December Crude Oil futures posted a huge gain last week. The rare combination of technical factors and strong fundamentals helped to drive the market higher. Based on the strong close, the rally is expected to continue this week although oversold conditions on the daily chart could trigger a short-term correction.
Last week the main trend turned up on the weekly chart on a move through the swing top at $90.96. This triggered an acceleration to the upside because of stop losses and momentum buying. In addition, the market broke out above a downtrending Gann angle that had been holding down the market since the $115.45 top was formed in early May.
Since the bottom was created, the main objective of the forecasted rally has been the 50 percent to 61.8 percent retracement zone at $95.30 to $100.06. Current momentum suggests that this zone could be reached early this week. It’s a long shot, but a downtrending Gann angle at $102.45 is also a target, but this is highly unlikely to be reached.
If overbought conditions trigger a profit-taking sell-off then look for the start of a 2 to 3 day break. This move would be considered normal; however, if the uptrending Gann angle at $91.15 is violated then look for the possible start of a more serious correction of up to 50 percent of the short-term rally from $75.15 to $94.65. This downside target is $84.90.
After spiking down to $75.15 in early October, December Crude rebounded quite nicely the past three weeks. Speculation that Europe was going to release a plan to shore up the banks, increase the fund to contain contagion and settle the Greece debt matter helped boost prices throughout this time period, but it took the actual release of the plan last Thursday to finally send prices soaring.
Oil soared and the main trend changed to up late in the week when Euro Zone finance ministers finally released an agreement to fix the sovereign debt situation that had been lingering for over two-years. Now that the plan is out there, crude oil traders are wondering how much of a drag on the economy the funding of this plan will have on the European economy. There is no question that the plan is a positive step toward fixing the debt issues, but what will be the cost to the economy?
With Europe now seeking ways to fund their bailout plan, the rally in crude oil may actually stall if they have to turn to austerity measures that cause energy demand to fall. Despite the fear of lower demand in Europe and an economic slow down, U.S. economic news was a little more friendly as preliminary GDP showed some growth. This wiped out concerns that the U.S. was headed for a recession although it did indicate the economy still has plenty of room to grow.

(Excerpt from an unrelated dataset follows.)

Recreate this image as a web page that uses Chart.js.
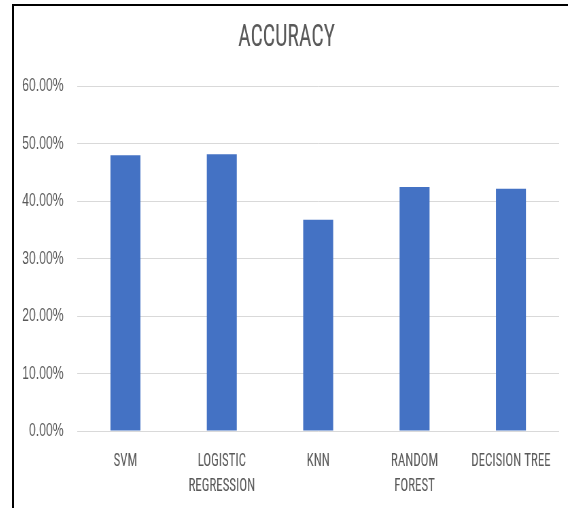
<!DOCTYPE html>
<html>
<head>
<meta charset="utf-8">
<script src="https://cdn.jsdelivr.net/npm/chart.js@4"></script>
<style>
  html, body { margin: 0; padding: 0; background: #fff; overflow: hidden; }
  body { width: 568px; height: 508px; position: relative; }
  #frame {
    position: absolute; left: 12px; top: 4px;
    width: 556px; height: 504px;
    border-left: 2px solid #000; border-top: 2px solid #000;
    overflow: hidden;
  }
  /* the source picture is a horizontally squeezed screenshot */
  #squeeze { width: 815px; height: 502px; transform: scaleX(0.6797); transform-origin: 0 0; }
</style>
</head>
<body>
<div id="frame">
  <div id="squeeze">
    <canvas id="chart" width="815" height="502"></canvas>
  </div>
</div>
<script>
var categories = ['SVM', ['LOGISTIC', 'REGRESSION'], 'KNN', ['RANDOM', 'FOREST'], 'DECISION TREE'];
var accuracy = [48.0, 48.2, 36.8, 42.5, 42.2];
var yTicks = [0, 10, 20, 30, 40, 50, 60];

var textColor = '#595959';
var narrow = "'Liberation Sans Narrow', 'Roboto Condensed', 'DejaVu Sans Condensed', 'Liberation Sans', sans-serif";

var ctx = document.getElementById('chart').getContext('2d');
var myChart = new Chart(ctx, {
  type: 'bar',
  data: {
    labels: categories,
    datasets: [{
      label: 'Accuracy',
      data: accuracy,
      backgroundColor: '#4472C4',
      borderWidth: 0,
      categoryPercentage: 1,
      barPercentage: 0.311
    }]
  },
  options: {
    responsive: false,
    animation: false,
    devicePixelRatio: 1,
    layout: { padding: { left: 0, right: 13, top: 0, bottom: 0 } },
    plugins: {
      legend: { display: false },
      tooltip: { enabled: false },
      title: {
        display: true,
        text: 'ACCURACY',
        color: textColor,
        font: { family: narrow, size: 32, weight: 'normal', lineHeight: 1.2 },
        padding: { top: 13, bottom: 29 }
      }
    },
    scales: {
      x: {
        grid: { display: false, drawTicks: false },
        border: { display: false },
        ticks: {
          color: textColor,
          padding: 18,
          maxRotation: 0,
          autoSkip: false,
          font: { family: narrow, size: 19, lineHeight: 1.32 }
        },
        afterFit: function (scale) { scale.height = 77; }
      },
      y: {
        min: yTicks[0],
        max: yTicks[yTicks.length - 1],
        grid: { color: '#D9D9D9', lineWidth: 1, drawTicks: false },
        border: { display: false },
        afterBuildTicks: function (scale) {
          scale.ticks = yTicks.map(function (v) { return { value: v }; });
        },
        ticks: {
          color: textColor,
          padding: 20,
          font: { family: "'Liberation Sans', Arial, sans-serif", size: 18 },
          callback: function (v) { return v.toFixed(2) + '%'; }
        },
        afterFit: function (scale) { scale.width = 93; }
      }
    }
  }
});
</script>
</body>
</html>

Over the next several months oil traders are going to spend some time determining the best price for crude. In other words, they are going to have to strip out some of the excessive demand that is present and figure out its true value. Last week, for example, prices were driven higher by a weaker Dollar because of the euphoria out of Europe. What happens when this euphoria wears off? Will crude seek a level in the mid-80’s? It seems hard to justify crude oil in the mid-90’s with European demand expected to fall and the U.S. economy continuing to tread water.
Another factor which could drive down prices is Libya. Since the country is set to step up production, the global supply should increase, further depressing prices. Although Libya is not expected to be a short-term factor, traders should start watching its production numbers so that they are not surprised.
This week, traders should watch the EUR USD carefully. Overbought conditions may trigger a break, sending demand for Dollars higher. This may also trigger a shift in investor sentiment in the equity markets and for hard assets. A stronger Dollar and less demand for higher-yielding assets will put pressure on crude oil. Be careful buying strength if you missed the rally and watch for a potential reversal starting on the daily charts.
Factors Affecting Crude Oil This Week:
U.S. Dollar – Simply stated a weaker Dollar means commodities priced in dollars like crude oil will move higher. A stronger Dollar has the opposite effect. Last week’s shedding of Dollars helped to drive crude oil higher, but the Dollar Index is oversold, leading to the possibility of a reversal back up. This will have a negative affect on crude oil prices.
Supply and Demand – Huge draw downs in supply appear to have caught many traders by surprise, triggering massive short-covering rallies the past two weeks. Because traders were focusing on the economy, many thought the slow down would lead to a drop in demand and thus higher supply numbers. The oil inventory numbers have shown just the opposite. Overall it seems like the oil market is disjointed from the fundamentals. At some point the situation will correct itself. Either someone is hoarding supply or the economy is actually getting better.
U.S. Economic Reports – Early in the week, the focus will be on the ISM Index. Traders will be watching to see if the report can hold its ground and remain above the expansion/contraction threshold.